Stored data:

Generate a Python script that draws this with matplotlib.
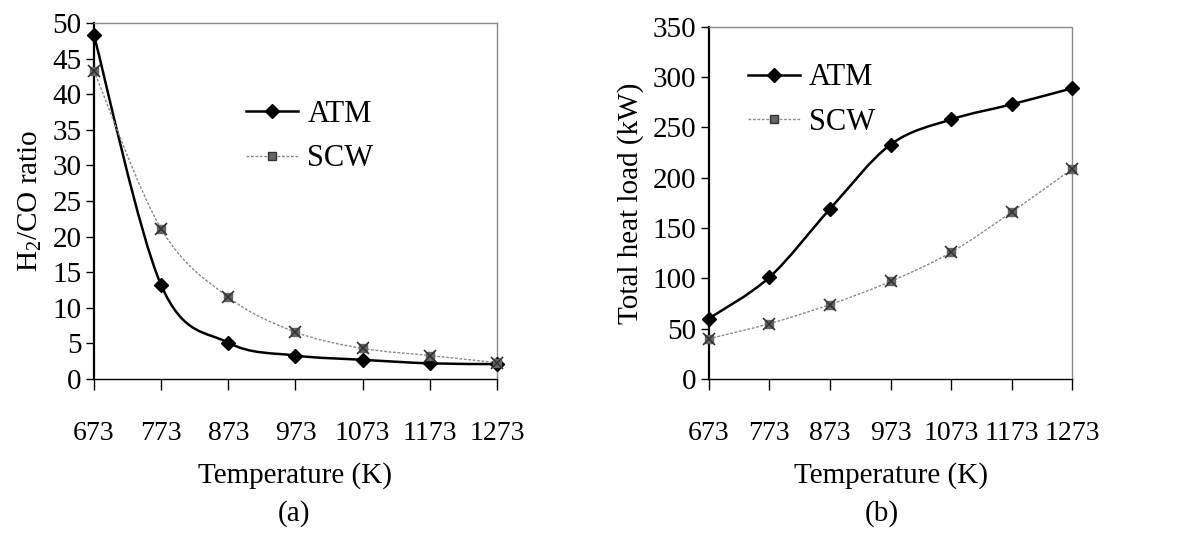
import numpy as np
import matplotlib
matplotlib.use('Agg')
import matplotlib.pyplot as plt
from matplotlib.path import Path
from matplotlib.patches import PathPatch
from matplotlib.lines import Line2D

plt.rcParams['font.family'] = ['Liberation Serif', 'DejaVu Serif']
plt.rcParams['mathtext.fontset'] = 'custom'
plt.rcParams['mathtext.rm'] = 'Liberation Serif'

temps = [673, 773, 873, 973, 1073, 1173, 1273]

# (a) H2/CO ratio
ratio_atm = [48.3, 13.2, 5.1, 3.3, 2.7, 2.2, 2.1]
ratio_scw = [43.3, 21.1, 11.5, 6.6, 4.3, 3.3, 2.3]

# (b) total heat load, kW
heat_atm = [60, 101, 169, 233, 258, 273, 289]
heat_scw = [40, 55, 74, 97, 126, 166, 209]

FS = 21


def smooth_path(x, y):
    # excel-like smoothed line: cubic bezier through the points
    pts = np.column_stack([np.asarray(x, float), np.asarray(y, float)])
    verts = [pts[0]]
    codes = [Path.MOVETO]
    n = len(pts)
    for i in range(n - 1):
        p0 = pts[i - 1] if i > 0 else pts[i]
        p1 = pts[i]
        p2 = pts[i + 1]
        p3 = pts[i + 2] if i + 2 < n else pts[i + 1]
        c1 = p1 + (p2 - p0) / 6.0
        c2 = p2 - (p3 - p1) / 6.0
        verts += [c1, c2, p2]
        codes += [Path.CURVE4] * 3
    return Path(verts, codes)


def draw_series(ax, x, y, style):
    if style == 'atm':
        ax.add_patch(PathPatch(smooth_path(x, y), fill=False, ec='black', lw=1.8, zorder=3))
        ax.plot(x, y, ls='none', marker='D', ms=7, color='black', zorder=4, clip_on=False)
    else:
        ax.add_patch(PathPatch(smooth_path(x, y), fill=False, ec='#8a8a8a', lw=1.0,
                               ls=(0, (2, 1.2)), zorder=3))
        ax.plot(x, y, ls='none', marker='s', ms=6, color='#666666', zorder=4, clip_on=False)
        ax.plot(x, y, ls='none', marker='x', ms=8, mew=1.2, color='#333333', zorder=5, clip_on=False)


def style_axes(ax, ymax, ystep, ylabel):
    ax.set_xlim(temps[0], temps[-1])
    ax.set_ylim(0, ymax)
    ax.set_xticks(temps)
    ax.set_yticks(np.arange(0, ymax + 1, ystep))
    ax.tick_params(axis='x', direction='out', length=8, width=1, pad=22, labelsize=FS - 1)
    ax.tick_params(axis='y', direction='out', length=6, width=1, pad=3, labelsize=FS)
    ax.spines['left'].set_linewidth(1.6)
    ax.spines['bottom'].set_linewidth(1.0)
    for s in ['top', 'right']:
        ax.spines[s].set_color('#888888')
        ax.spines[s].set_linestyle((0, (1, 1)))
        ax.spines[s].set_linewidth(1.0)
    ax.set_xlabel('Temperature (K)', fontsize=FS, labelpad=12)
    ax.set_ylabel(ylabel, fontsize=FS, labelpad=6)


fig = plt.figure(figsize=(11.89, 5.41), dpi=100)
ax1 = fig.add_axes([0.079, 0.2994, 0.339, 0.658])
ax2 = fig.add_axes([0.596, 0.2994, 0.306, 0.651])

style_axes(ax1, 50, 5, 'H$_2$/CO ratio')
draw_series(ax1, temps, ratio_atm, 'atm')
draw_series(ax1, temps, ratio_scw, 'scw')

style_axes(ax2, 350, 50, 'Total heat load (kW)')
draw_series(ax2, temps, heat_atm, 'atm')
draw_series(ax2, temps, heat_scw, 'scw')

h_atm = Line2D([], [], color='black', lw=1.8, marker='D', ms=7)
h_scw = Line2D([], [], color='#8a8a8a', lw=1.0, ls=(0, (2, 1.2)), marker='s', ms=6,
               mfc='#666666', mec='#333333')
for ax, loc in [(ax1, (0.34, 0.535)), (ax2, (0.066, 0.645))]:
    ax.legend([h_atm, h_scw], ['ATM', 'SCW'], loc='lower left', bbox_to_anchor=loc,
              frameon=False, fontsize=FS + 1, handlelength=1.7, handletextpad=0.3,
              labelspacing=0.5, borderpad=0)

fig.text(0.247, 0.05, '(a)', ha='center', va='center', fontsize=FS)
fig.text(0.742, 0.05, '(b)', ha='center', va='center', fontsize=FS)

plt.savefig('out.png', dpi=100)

Your objective: Reproduce the material above verbatim; omit every picture.

Result for this task:
Generate a Python script that draws this with matplotlib.
import numpy as np
import matplotlib
matplotlib.use('Agg')
import matplotlib.pyplot as plt
from matplotlib.path import Path
from matplotlib.patches import PathPatch
from matplotlib.lines import Line2D

plt.rcParams['font.family'] = ['Liberation Serif', 'DejaVu Serif']
plt.rcParams['mathtext.fontset'] = 'custom'
plt.rcParams['mathtext.rm'] = 'Liberation Serif'

temps = [673, 773, 873, 973, 1073, 1173, 1273]

# (a) H2/CO ratio
ratio_atm = [48.3, 13.2, 5.1, 3.3, 2.7, 2.2, 2.1]
ratio_scw = [43.3, 21.1, 11.5, 6.6, 4.3, 3.3, 2.3]

# (b) total heat load, kW
heat_atm = [60, 101, 169, 233, 258, 273, 289]
heat_scw = [40, 55, 74, 97, 126, 166, 209]

FS = 21


def smooth_path(x, y):
    # excel-like smoothed line: cubic bezier through the points
    pts = np.column_stack([np.asarray(x, float), np.asarray(y, float)])
    verts = [pts[0]]
    codes = [Path.MOVETO]
    n = len(pts)
    for i in range(n - 1):
        p0 = pts[i - 1] if i > 0 else pts[i]
        p1 = pts[i]
        p2 = pts[i + 1]
        p3 = pts[i + 2] if i + 2 < n else pts[i + 1]
        c1 = p1 + (p2 - p0) / 6.0
        c2 = p2 - (p3 - p1) / 6.0
        verts += [c1, c2, p2]
        codes += [Path.CURVE4] * 3
    return Path(verts, codes)


def draw_series(ax, x, y, style):
    if style == 'atm':
        ax.add_patch(PathPatch(smooth_path(x, y), fill=False, ec='black', lw=1.8, zorder=3))
        ax.plot(x, y, ls='none', marker='D', ms=7, color='black', zorder=4, clip_on=False)
    else:
        ax.add_patch(PathPatch(smooth_path(x, y), fill=False, ec='#8a8a8a', lw=1.0,
                               ls=(0, (2, 1.2)), zorder=3))
        ax.plot(x, y, ls='none', marker='s', ms=6, color='#666666', zorder=4, clip_on=False)
        ax.plot(x, y, ls='none', marker='x', ms=8, mew=1.2, color='#333333', zorder=5, clip_on=False)


def style_axes(ax, ymax, ystep, ylabel):
    ax.set_xlim(temps[0], temps[-1])
    ax.set_ylim(0, ymax)
    ax.set_xticks(temps)
    ax.set_yticks(np.arange(0, ymax + 1, ystep))
    ax.tick_params(axis='x', direction='out', length=8, width=1, pad=22, labelsize=FS - 1)
    ax.tick_params(axis='y', direction='out', length=6, width=1, pad=3, labelsize=FS)
    ax.spines['left'].set_linewidth(1.6)
    ax.spines['bottom'].set_linewidth(1.0)
    for s in ['top', 'right']:
        ax.spines[s].set_color('#888888')
        ax.spines[s].set_linestyle((0, (1, 1)))
        ax.spines[s].set_linewidth(1.0)
    ax.set_xlabel('Temperature (K)', fontsize=FS, labelpad=12)
    ax.set_ylabel(ylabel, fontsize=FS, labelpad=6)


fig = plt.figure(figsize=(11.89, 5.41), dpi=100)
ax1 = fig.add_axes([0.079, 0.2994, 0.339, 0.658])
ax2 = fig.add_axes([0.596, 0.2994, 0.306, 0.651])

style_axes(ax1, 50, 5, 'H$_2$/CO ratio')
draw_series(ax1, temps, ratio_atm, 'atm')
draw_series(ax1, temps, ratio_scw, 'scw')

style_axes(ax2, 350, 50, 'Total heat load (kW)')
draw_series(ax2, temps, heat_atm, 'atm')
draw_series(ax2, temps, heat_scw, 'scw')

h_atm = Line2D([], [], color='black', lw=1.8, marker='D', ms=7)
h_scw = Line2D([], [], color='#8a8a8a', lw=1.0, ls=(0, (2, 1.2)), marker='s', ms=6,
               mfc='#666666', mec='#333333')
for ax, loc in [(ax1, (0.34, 0.535)), (ax2, (0.066, 0.645))]:
    ax.legend([h_atm, h_scw], ['ATM', 'SCW'], loc='lower left', bbox_to_anchor=loc,
              frameon=False, fontsize=FS + 1, handlelength=1.7, handletextpad=0.3,
              labelspacing=0.5, borderpad=0)

fig.text(0.247, 0.05, '(a)', ha='center', va='center', fontsize=FS)
fig.text(0.742, 0.05, '(b)', ha='center', va='center', fontsize=FS)

plt.savefig('out.png', dpi=100)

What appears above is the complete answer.